Skill-based gaming growing thanks in large part to Graboyes
February 21, 2017 3:01 AM
by Dave Dye
It’s been 3½ months since Blaine Graboyes’ skill-based, video-game gambling machines hit the casino floors in Atlantic City. Within a few more months, Graboyes expects to be in casinos here in Nevada.
“We’re targeting being there in the first half of 2017,” Graboyes said. “Chairman Burnett (A.G. Burnett, chairman of the Nevada Gaming Control Board) and his team in Nevada have been incredibly supportive of what we’re doing. I’ve been meeting with them for the last two-plus years. That’s been getting more frequent. We’re negotiating with an array of launch partners in Vegas and Reno. It will be a few casinos in Las Vegas, on the Strip, off the Strip and downtown.”
One of those undoubtedly will be the Downtown Grand, which was the host of a non-revenue version of the machine for demonstration and testing purposes.
Graboyes is the CEO and co-founder of GameCo, Inc., the New York City-based company that created these video-game gambling machines (VGM), the first of their kind in the world.
They launched in November at three Caesars properties in Atlantic City, N.J., before expanding to Tropicana Atlantic City just before Christmas. Next up are expected to be Connecticut and Florida, along with a number of tribal casinos. The projection is to be operational in most major gambling jurisdictions in the United States by the end of the year.

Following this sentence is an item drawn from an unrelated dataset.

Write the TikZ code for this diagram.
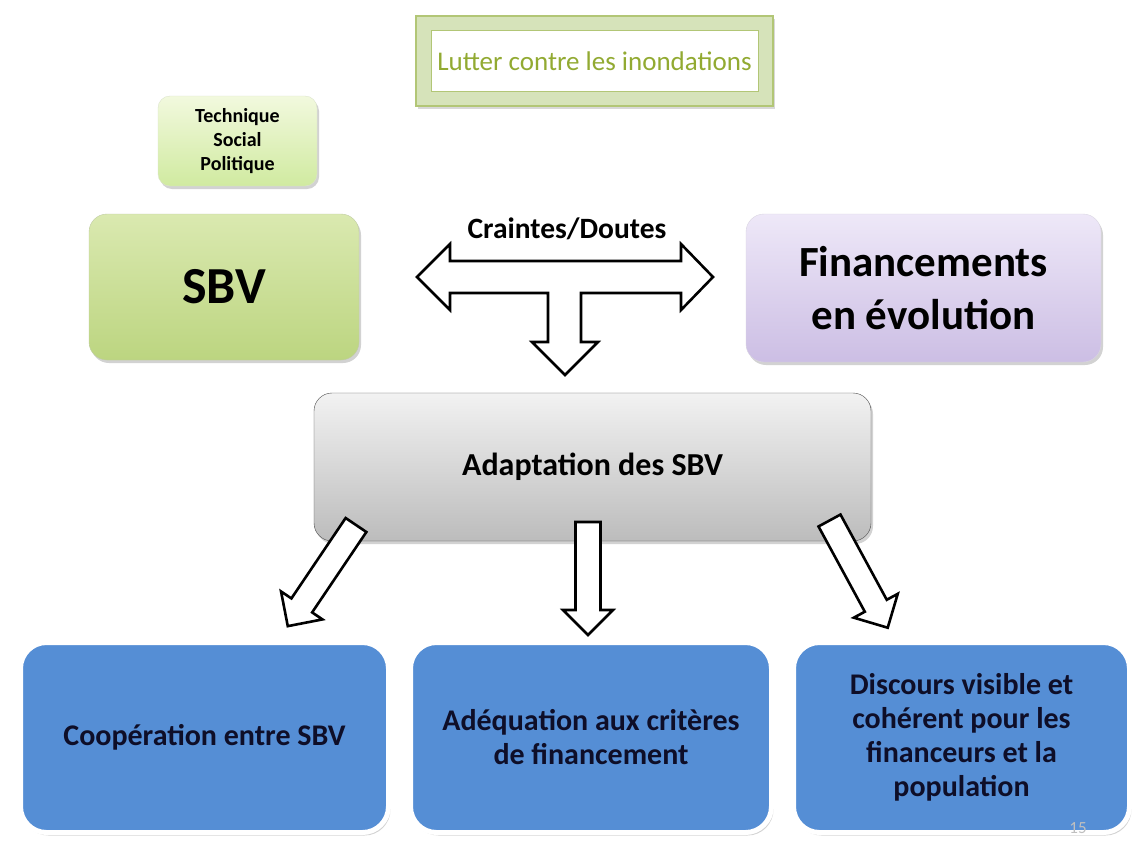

“This is something that a lot of people told us, ‘It’s off the wall, it would take 10 years, it would never be approved, it would never see the floor,’” Graboyes said.
They were wrong.
“It’s been confirmation of this vision that I invested really everything I had to make happen,” Graboyes said.

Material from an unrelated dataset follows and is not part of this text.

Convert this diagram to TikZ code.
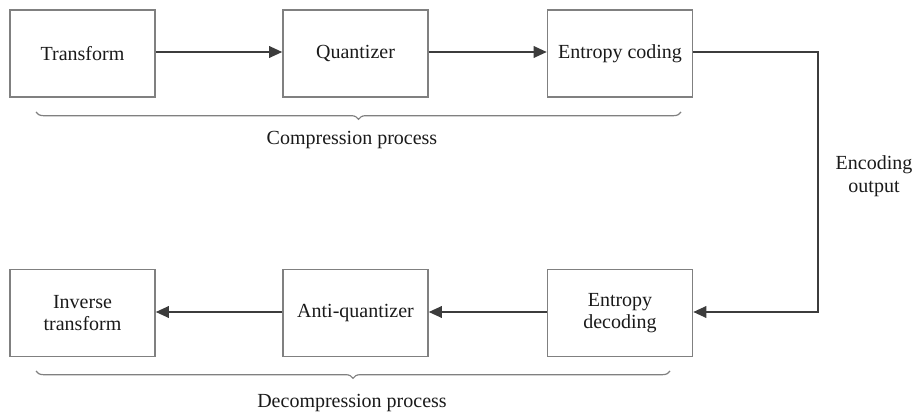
\documentclass[tikz,border=0pt]{standalone}
\usepackage{fontspec}
\setmainfont{Liberation Serif}
\usetikzlibrary{arrows.meta,decorations.pathreplacing}
\definecolor{boxline}{HTML}{808080}
\definecolor{flowline}{HTML}{3C3C3C}
\definecolor{txt}{HTML}{1A1A1A}
\begin{document}
\begin{tikzpicture}[x=0.75pt,y=-0.75pt,
  stage/.style={draw=boxline,line width=0.9pt,minimum width=108.75pt,minimum height=65.25pt,
    inner sep=0pt,align=center,text=txt,font=\fontsize{15}{17}\selectfont},
  flow/.style={draw=flowline,line width=2pt,-{Triangle[length=10pt,width=8.5pt]}},
  grp/.style={draw=boxline,line width=0.9pt,decorate,decoration={brace,mirror,amplitude=5.5pt}},
  lbl/.style={text=txt,font=\fontsize{15}{17}\selectfont,align=center}]
\useasboundingbox (0,0) rectangle (917,417);
% compression chain
\node[stage] (tr) at (82.5,53.5) {Transform};
\node[stage] (qu) at (355.5,53.5) {Quantizer};
\node[stage] (ec) at (620,53.5) {Entropy coding};
% decompression chain
\node[stage] (ed) at (620,313) {Entropy\\decoding};
\node[stage] (aq) at (355.5,313) {Anti-quantizer};
\node[stage] (it) at (82.5,313) {Inverse\\transform};
% connectors
\draw[flow] (tr.east |- 0,52) -- (qu.west |- 0,52);
\draw[flow] (qu.east |- 0,52) -- (ec.west |- 0,52);
\coordinate (c1) at (818,52);
\coordinate (c2) at (818,312);
\draw[flow] (ec.east |- c1) -- (c1) -- (c2) -- (ed.east |- c2);
\draw[flow] (ed.west |- c2) -- (aq.east |- c2);
\draw[flow] (aq.west |- c2) -- (it.east |- c2);
% group braces
\coordinate (b1) at (36,112);
\coordinate (b2) at (681,112);
\draw[grp] (b1) -- (b2);
\node[lbl] (cp) at (352,140) {Compression process};
\coordinate (b3) at (36,371);
\coordinate (b4) at (670,371);
\draw[grp] (b3) -- (b4);
\node[lbl] (dp) at (352,403) {Decompression process};
% channel label
\node[lbl] (eo) at (874,176) {Encoding\\output};
\end{tikzpicture}
\end{document}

Steve Callender, general manager for the Tropicana in Atlantic City, said his casino has nine of GameCo’s machines set up “in some key places where millennials tend to frequent.”
“They’re enjoying them,” Callender said. “We have a couple groups that come in and are giving us some good feedback. I think they like the fact they feel they’re in their own realm competing.

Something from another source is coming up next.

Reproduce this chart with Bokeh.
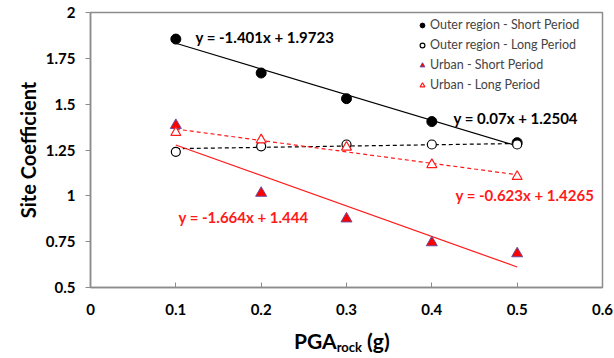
from bokeh.plotting import figure
from bokeh.models import Range1d, Label, Legend, LegendItem, FixedTicker, Div
from bokeh.layouts import column
from bokeh.embed import file_html
from bokeh.resources import INLINE
import numpy as np

pga = [0.1, 0.2, 0.3, 0.4, 0.5]
outer_short = [1.855, 1.67, 1.53, 1.405, 1.29]
outer_long = [1.24, 1.27, 1.28, 1.28, 1.28]
urban_short = [1.385, 1.015, 0.875, 0.745, 0.685]
urban_long = [1.345, 1.305, 1.265, 1.17, 1.105]

# trendline coefficients (slope, intercept) as printed on the chart
fit_outer_short = [-1.401, 1.9723]
fit_outer_long = [0.07, 1.2504]
fit_urban_short = [-1.664, 1.444]
fit_urban_long = [-0.623, 1.4265]

x_ticks = [0, 0.1, 0.2, 0.3, 0.4, 0.5, 0.6]
y_ticks = [0.5, 0.75, 1, 1.25, 1.5, 1.75, 2]

FONT = "Lato"
GRAY = "#8c8c8c"
RED = "#ff1a1a"

p = figure(width=614, height=332, output_backend="svg", toolbar_location=None,
           x_range=Range1d(0, 0.6), y_range=Range1d(0.5, 2),
           min_border_left=90, min_border_right=12, min_border_top=12, min_border_bottom=45)
p.xgrid.visible = False
p.ygrid.visible = False
p.outline_line_color = GRAY
p.outline_line_width = 1.5
p.background_fill_color = "white"

for ax in (p.xaxis[0], p.yaxis[0]):
    ax.axis_line_color = GRAY
    ax.axis_line_width = 1.5
    ax.major_tick_line_color = GRAY
    ax.minor_tick_line_color = None
    ax.major_label_text_font = FONT
    ax.major_label_text_font_style = "bold"
    ax.major_label_text_font_size = "15px"
    ax.major_label_text_color = "black"

p.xaxis.ticker = FixedTicker(ticks=x_ticks)
p.yaxis.ticker = FixedTicker(ticks=y_ticks)
p.xaxis.major_label_overrides = {0: "0", 0.1: "0.1", 0.2: "0.2", 0.3: "0.3", 0.4: "0.4", 0.5: "0.5", 0.6: "0.6"}
p.yaxis.major_label_overrides = {0.5: "0.5", 0.75: "0.75", 1: "1", 1.25: "1.25", 1.5: "1.5", 1.75: "1.75", 2: "2"}
p.xaxis.major_tick_in = 5
p.xaxis.major_tick_out = 0
p.xaxis.major_label_standoff = 16
p.yaxis.major_tick_in = 0
p.yaxis.major_tick_out = 5
p.yaxis.major_label_standoff = 10

p.yaxis.axis_label = "Site Coefficient"
p.yaxis.axis_label_text_font = FONT
p.yaxis.axis_label_text_font_style = "bold"
p.yaxis.axis_label_text_font_size = "20px"
p.yaxis.axis_label_text_color = "black"
p.yaxis.axis_label_standoff = 3

xs = np.array([pga[0], pga[-1]])

def fit(c):
    return c[0] * xs + c[1]

p.line(xs, fit(fit_outer_short), line_color="black", line_width=1.2)
p.line(xs, fit(fit_outer_long), line_color="black", line_width=1.2, line_dash="4 3")
p.line(xs, fit(fit_urban_short), line_color=RED, line_width=1.2)
p.line(xs, fit(fit_urban_long), line_color=RED, line_width=1.2, line_dash="4 3")

r1 = p.scatter(pga, outer_short, marker="circle", size=10, fill_color="black", line_color="black")
r2 = p.scatter(pga, outer_long, marker="circle", size=9, fill_color="white", line_color="black", line_width=1.2)
r3 = p.scatter(pga, urban_short, marker="triangle", size=11, fill_color="#ff0000", line_color="#6a4a9a", line_width=1)
r4 = p.scatter(pga, urban_long, marker="triangle", size=10, fill_color="white", line_color=RED, line_width=1.2)

legend = Legend(items=[
    LegendItem(label="Outer region - Short Period", renderers=[r1]),
    LegendItem(label="Outer region - Long Period", renderers=[r2]),
    LegendItem(label="Urban - Short Period", renderers=[r3]),
    LegendItem(label="Urban - Long Period", renderers=[r4]),
], location=(326, 195))
legend.border_line_color = None
legend.background_fill_alpha = 0
legend.label_text_font = FONT
legend.label_text_font_size = "12.5px"
legend.label_standoff = 2
legend.glyph_width = 12
legend.glyph_height = 14
legend.spacing = 5
legend.padding = 2
legend.margin = 0
legend.label_height = 15
p.add_layout(legend, "center")

def eq(x, y, txt, color):
    p.add_layout(Label(x=x, y=y, x_units="screen", y_units="screen", text=txt,
                       text_font=FONT, text_font_style="bold", text_font_size="15px",
                       text_color=color, text_baseline="middle"))

# screen coordinates relative to the plot frame
eq(105, 251, "y = -1.401x + 1.9723", "black")
eq(363, 170, "y = 0.07x + 1.2504", "black")
eq(88, 71, "y = -1.664x + 1.444", RED)
eq(365, 93, "y = -0.623x + 1.4265", RED)

title_x = Div(
    text='<div style="position:absolute; left:294px; top:-6px; white-space:nowrap; '
         'font-family:Lato; font-weight:bold; font-size:21px; color:black;">'
         'PGA<sub style="font-size:13px; vertical-align:-3px;">rock</sub> (g)</div>',
    width=614, height=26, margin=(0, 0, 0, 0))

layout = column(p, title_x, spacing=0)

open("out.html", "w").write(file_html(layout, INLINE))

“It has to grow like anything else. Right now, during the week I don’t get a lot of play on the games because those folks don’t come in until night time or on the weekends. But it is going to be part of our floor going forward. I think it will grow in popularity and get stronger.”
Much has been made about casinos needing to find new ways to attract millennials, considered the next generation of gamblers and generally defined as those born between 1982 and 2004. The chance to make money by playing one of their favorite video games could be the solution to this problem.
At least that’s the hope of some in the casino industry. Graboyes, however, insists his target audience is far greater than just millennials and the trends he’s seen so far in Atlantic City have confirmed this for him.
“I know there’s a preoccupation of sorts with millennials because of the size of the market and the fact that they don’t play slot machines,” said Graboyes, 44, who grew up in suburban Philadelphia. “But this isn’t just about millennials. This is about gamers. That’s the market. Gamers are all ages. Our very first customer was a Vietnam veteran in his 70s. We’ve seen a majority of players under 40, so that includes Gen X and millennials, but that also means about half the market is over 40, which includes boomers as well.”
GameCo’s first machine is called “Danger Arena,” in which players shoot robots during a 45-second segment. Taking out six robots assures a return on the investment while 10 results in the highest payout. The machine features 10,000 different “maps” or versions of the game that a player could encounter.
The company announced last week the addition of another game, “Pharoah’s Secret Temple,” where a player collects rare treasures. A basketball shooting game, “Nothin’ but Net,” is set to be released next month.
Graboyes plans to start putting one to three new games into the market every month now. Among those coming soon are “Mission Impossible,” “Ferris Bueller,” “Paranormal Activity,” and “Terminator 2.”
At least two other companies, Gamblit and Competition Interactive, are trying to catch up with GameCo at this point.
“Honestly, I wish there were more,” Graboyes said. “While we like being the first, it puts a lot on our shoulders to be doing all the legwork with regulators and all the marketing to bring in this new game customer to the casino. What we’ve been able to prove is there’s market demand and opportunity, and also that these skill-based games can generate meaningful revenue for casinos.”